The focus of all this, Baltimore Ravens offensive tackle Oher, looked at the broader message that transcended race. “I guess people are looking for hope,” Oher himself told “The Baltimore Sun,” regarding the movie’s success. “They want something to build on.”

AN EMPOWERED PRINCESS
After turning in a respectable showing against the vampiric sucking force of “New Moon,” “Blind Spot” was leapfrogged in the box office by “The Princess and the Frog,” which showcased Disney’s first black princess.

It was about time: the first traditionally animated, hand-drawn Disney feature since 2004, “The Princess and the Frog” also delivers its most empowered female heroine to date: Tiana (voiced by Anika Noni Rose), an African American girl who yearns to open her own restaurant until fate deals her a blow and she’s turned into a croaker after kissing the frog Prince Naveen (voiced by Bruno Campos). Tempted by voodoo magician Dr. Facilier and tangling with an alligator who wants to be a human jazz musician and a firefly pining for the evening star—all critters yearning for the seemingly impossible—Tiana must realize the difference between love (for Naveen) and desire (for entrepreneurial success).

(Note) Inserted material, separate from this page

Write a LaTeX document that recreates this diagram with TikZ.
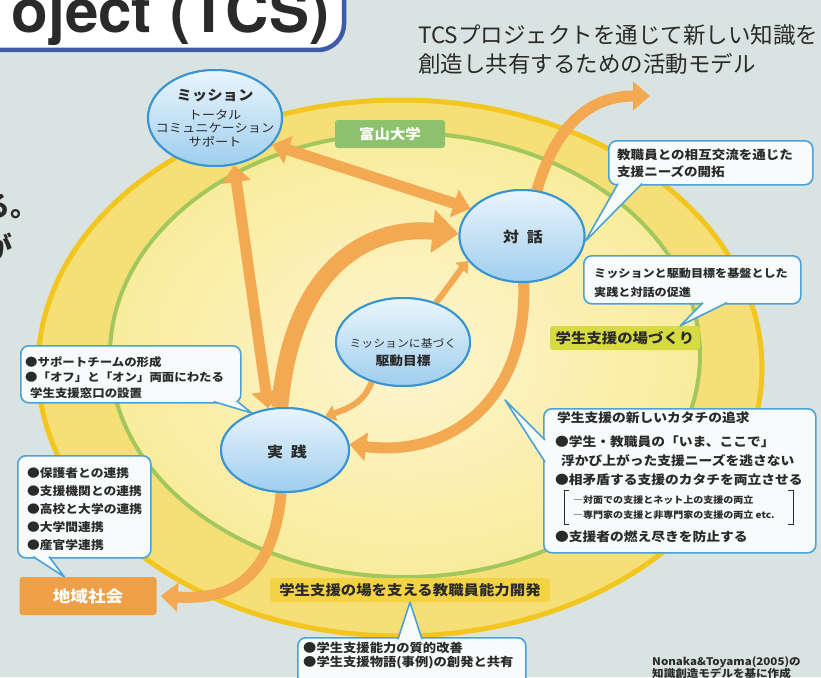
\documentclass[tikz,border=0pt]{standalone}
\usepackage{fontspec}
\setmainfont{Noto Sans CJK JP}
\newfontfamily\jpw[FakeStretch=1.1]{Noto Sans CJK JP}
\newfontfamily\heros{TeX Gyre Heros}
\usetikzlibrary{shapes.geometric,arrows.meta}
\definecolor{bgc}{HTML}{D9E3E1}
\definecolor{bandc}{HTML}{F6DF76}
\definecolor{innerc}{HTML}{FAEC9C}
\definecolor{innerl}{HTML}{FCF5D0}
\definecolor{rimy}{HTML}{F2C61F}
\definecolor{rimg}{HTML}{A2C75C}
\definecolor{ellb}{HTML}{3894D2}
\definecolor{elltop}{HTML}{EAF5FC}
\definecolor{ellbot}{HTML}{9FCEEE}
\definecolor{arr}{HTML}{F3A952}
\definecolor{callb}{HTML}{4AA2D8}
\definecolor{callf}{HTML}{F8FBFB}
\definecolor{titleb}{HTML}{3D5CA8}
\definecolor{labg}{HTML}{8CC26C}
\definecolor{labyg}{HTML}{D7DB42}
\definecolor{laby}{HTML}{F3D344}
\definecolor{labo}{HTML}{EF9F45}
\definecolor{txt}{HTML}{2A2A2A}
\newcommand{\mytail}[3]{\fill[callf] #1 -- #3 -- #2 -- cycle; \draw[tailline] #1 -- #3 -- #2;}
\begin{document}
\begin{tikzpicture}[x=1pt,y=-1pt,
  bubble/.style={ellipse, draw=ellb, line width=2pt, top color=elltop, bottom color=ellbot, inner sep=0pt},
  callbox/.style={draw=callb, line width=1.6pt, fill=callf, rounded corners=8pt, inner sep=0pt, anchor=north west},
  tailline/.style={draw=callb, line width=1.6pt, line join=round},
  ctext/.style={align=left, anchor=north west, inner sep=0pt, text=txt},
  lab/.style={rounded corners=3pt, inner sep=0pt, font=\jpw\bfseries\fontsize{14}{14}\selectfont},
  orarr/.style={draw=arr, line width=11pt, -{Triangle[length=17pt,width=28pt]}},
  orarr2/.style={draw=arr, line width=11pt, {Triangle[length=17pt,width=28pt]}-{Triangle[length=17pt,width=28pt]}},
  orbig/.style={draw=arr, line width=17pt, -{Triangle[length=26pt,width=42pt]}},
  orsmall/.style={draw=arr, line width=6pt, -{Triangle[length=10pt,width=16pt]}},
  btext/.style={inner sep=0pt, text=txt}
]
\useasboundingbox (0,0) rectangle (821,677);
\clip (0,0) rectangle (821,677);
\fill[bgc] (0,0) rectangle (821,677);

% title box
\draw[titleb, line width=4.5pt, fill=white, rounded corners=26pt] (-40,-40) rectangle (344,50);
\node[btext, anchor=base east, font=\heros\bfseries\fontsize{60}{60}\selectfont] (tt1) at (152,33) {oject};
\node[btext, anchor=base west, font=\heros\bfseries\fontsize{60}{60}\selectfont] (tt2) at (170,33) {(TCS)};

% cut-off text at the left
\node[btext, anchor=west, font=\bfseries\fontsize{28}{28}\selectfont] (frag1) at (-18,207) {る。};
\node[btext, anchor=west, font=\bfseries\fontsize{28}{28}\selectfont] (frag2) at (-16,246) {が};

% heading
\node[btext, anchor=west, font=\fontsize{22.5}{22.5}\selectfont] (h1) at (418,35) {TCSプロジェクトを通じて新しい知識を};
\node[btext, anchor=west, font=\fontsize{22.5}{22.5}\selectfont] (h2) at (418,64) {創造し共有するための活動モデル};

% big ellipses
\fill[bandc] (400,368) ellipse [x radius=362pt, y radius=268pt];
\draw[rimy, line width=5pt] (400,368) ellipse [x radius=362pt, y radius=268pt];
\shade[inner color=innerl, outer color=innerc] (405,355) ellipse [x radius=295pt, y radius=222pt];
\draw[rimg, line width=4pt] (405,355) ellipse [x radius=295pt, y radius=222pt];

% labels
\node[lab, fill=labg, text=white, minimum width=110pt, minimum height=28pt] (toyama) at (390,134) {富山大学};
\node[lab, fill=labyg, text=txt, minimum width=150pt, minimum height=24pt] (ba) at (625,338) {学生支援の場づくり};
\node[lab, fill=laby, text=txt, minimum width=280pt, minimum height=24pt] (dev) at (410,590) {学生支援の場を支える教職員能力開発};
\node[lab, fill=labo, text=white, minimum width=137pt, minimum height=38pt, font=\jpw\bfseries\fontsize{16}{16}\selectfont] (region) at (88,596) {地域社会};

% bubble nodes (placed first so arrows can refer to them)
\node[bubble, minimum width=134pt, minimum height=96pt] (M) at (215,118) {};
\node[bubble, minimum width=125pt, minimum height=92pt] (T) at (522,236) {};
\node[bubble, minimum width=134pt, minimum height=88pt] (K) at (403,342) {};
\node[bubble, minimum width=128pt, minimum height=84pt] (J) at (285,450) {};

% arrows
\coordinate (outp) at (650,96);
\draw[orarr2] (M.-25) -- (T.152);
\draw[orarr2] (M.-68) -- (J.112);
\draw[orarr] (T.-88) .. controls (528,400) and (450,458) .. (J.5);
\draw[orbig] (J.97) .. controls (292,265) and (370,225) .. (T.178);
\draw[orarr] (T.72) .. controls (556,125) and (590,96) .. (outp);
\draw[orarr] (J.-95) .. controls (272,585) and (225,600) .. ([xshift=4pt]region.east);
\draw[orsmall] (K.50) .. controls (450,285) and (460,270) .. (T.-155);
\draw[orsmall] (K.-128) .. controls (366,395) and (360,405) .. (J.40);

% redraw bubbles on top of arrows
\node[bubble, minimum width=134pt, minimum height=96pt] (M2) at (M) {};
\node[bubble, minimum width=125pt, minimum height=92pt] (T2) at (T) {};
\node[bubble, minimum width=134pt, minimum height=88pt] (K2) at (K) {};
\node[bubble, minimum width=128pt, minimum height=84pt] (J2) at (J) {};

% bubble texts
\node[btext, font=\jpw\bfseries\fontsize{14}{14}\selectfont] (Mt1) at (215,96) {ミッション};
\node[btext, font=\jpw\fontsize{12}{12}\selectfont] (Mt2) at (215,115) {トータル};
\node[btext, font=\jpw\fontsize{12}{12}\selectfont] (Mt3) at (215,128.5) {コミュニケーション};
\node[btext, font=\jpw\fontsize{12}{12}\selectfont] (Mt4) at (215,142) {サポート};
\node[btext, font=\jpw\bfseries\fontsize{14.5}{14.5}\selectfont] (Tt) at (523,237) {対\hspace{8pt}話};
\node[btext, font=\jpw\fontsize{10.8}{10.8}\selectfont] (Kt1) at (403,343) {ミッションに基づく};
\node[btext, font=\jpw\bfseries\fontsize{12.5}{12.5}\selectfont] (Kt2) at (403,361) {駆動目標};
\node[btext, font=\jpw\bfseries\fontsize{14.5}{14.5}\selectfont] (Jt) at (287,452) {実\hspace{8pt}践};

% callout A
\node[callbox, minimum width=204pt, minimum height=44pt] (A) at (608,140) {};
\mytail{([xshift=10pt,yshift=2pt]A.south west)}{([xshift=34pt,yshift=2pt]A.south west)}{(T.-5)}
\node[ctext, font=\jpw\bfseries\fontsize{12.3}{17}\selectfont] (At) at (617,148.8) {教職員との相互交流を通じた\\支援ニーズの開拓};

% callout B
\node[callbox, minimum width=217pt, minimum height=48pt] (B) at (583,255) {};
\mytail{([xshift=120pt,yshift=2pt]B.south west)}{([xshift=144pt,yshift=2pt]B.south west)}{([xshift=-20pt]ba.north east)}
\node[ctext, font=\jpw\bfseries\fontsize{11}{19}\selectfont] (Bt) at (594,267.5) {ミッションと駆動目標を基盤とした\\実践と対話の促進};

% callout C
\node[callbox, minimum width=220pt, minimum height=57pt] (C) at (20,345) {};
\mytail{([xshift=-28pt,yshift=2pt]C.south east)}{([xshift=-4pt,yshift=2pt]C.south east)}{(J.132)}
\node[ctext, font=\jpw\bfseries\fontsize{11.3}{15.5}\selectfont] (Ct) at (25,356.4) {●サポートチームの形成\\●「オフ」と「オン」両面にわたる\\\hspace*{5pt}学生支援窓口の設置};

% callout D
\coordinate (dtip) at (505,400);
\node[callbox, minimum width=272pt, minimum height=144pt] (D) at (543,408) {};
\mytail{([xshift=2pt,yshift=-32pt]D.north west)}{([xshift=2pt,yshift=-54pt]D.north west)}{(dtip)}
\node[ctext, font=\jpw\bfseries\fontsize{12.5}{12.5}\selectfont] (Dt1) at (557,411.8) {学生支援の新しいカタチの追求};
\node[ctext, font=\jpw\bfseries\fontsize{12.5}{19}\selectfont] (Dt2) at (555,435.8) {●学生・教職員の「いま、ここで」\\\hspace*{6pt}浮かび上がった支援ニーズを逃さない\\●相矛盾する支援のカタチを両立させる};
\node[ctext, font=\jpw\bfseries\fontsize{9.1}{15}\selectfont] (Dt3) at (573,495.5) {―対面での支援とネット上の支援の両立\\―専門家の支援と非専門家の支援の両立 etc.};
\node[ctext, font=\jpw\bfseries\fontsize{12.5}{12.5}\selectfont] (Dt4) at (555,530.8) {●支援者の燃え尽きを防止する};
\draw[txt, line width=0.9pt] (569,490) -- (564,490) -- (564,524) -- (569,524);
\draw[txt, line width=0.9pt] (788,490) -- (793,490) -- (793,524) -- (788,524);

% callout E
\node[callbox, minimum width=133pt, minimum height=102pt] (E) at (17,455) {};
\mytail{([xshift=16pt,yshift=2pt]E.south west)}{([xshift=32pt,yshift=2pt]E.south west)}{([xshift=45pt]region.north west)}
\node[ctext, font=\jpw\bfseries\fontsize{11.6}{18}\selectfont] (Et) at (27,467.2) {●保護者との連携\\●支援機関との連携\\●高校と大学の連携\\●大学間連携\\●産官学連携};

% callout F
\node[callbox, minimum width=228pt, minimum height=60pt] (F) at (297,637) {};
\mytail{([xshift=101pt,yshift=-2pt]F.north west)}{([xshift=125pt,yshift=-2pt]F.north west)}{(dev.south)}
\node[ctext, font=\jpw\bfseries\fontsize{12.1}{14}\selectfont] (Ft) at (303,642) {●学生支援能力の質的改善\\●学生支援物語(事例)の創発と共有};

% source note
\node[ctext, font=\jpw\bfseries\fontsize{10.5}{12}\selectfont] (src) at (652,656.5) {Nonaka\&Toyama(2005)の\\知識創造モデルを基に作成};
\end{tikzpicture}
\end{document}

Despite commercial appeal, the film didn’t quite escape the ire of observers who criticized the initial name and career choice of Tiana (Maddy was a mite too close to Mammy, and her work as a “servant” seemed demeaning). The stereotypical allusions to voodoo magic, a too-close-to-home-too-soon setting of New Orleans, and the finale (spoiler alert!) that doesn’t include a black prince (Naveen sounds Indian, though Campos is Brazilian) added fuel to the criticism… although the New Orleans backdrop and the biracial couple lent a certain cultural currency.

Even in the Magic Kingdom, race—blackness, biracial, or otherwise—is an issue people can’t stop talking about.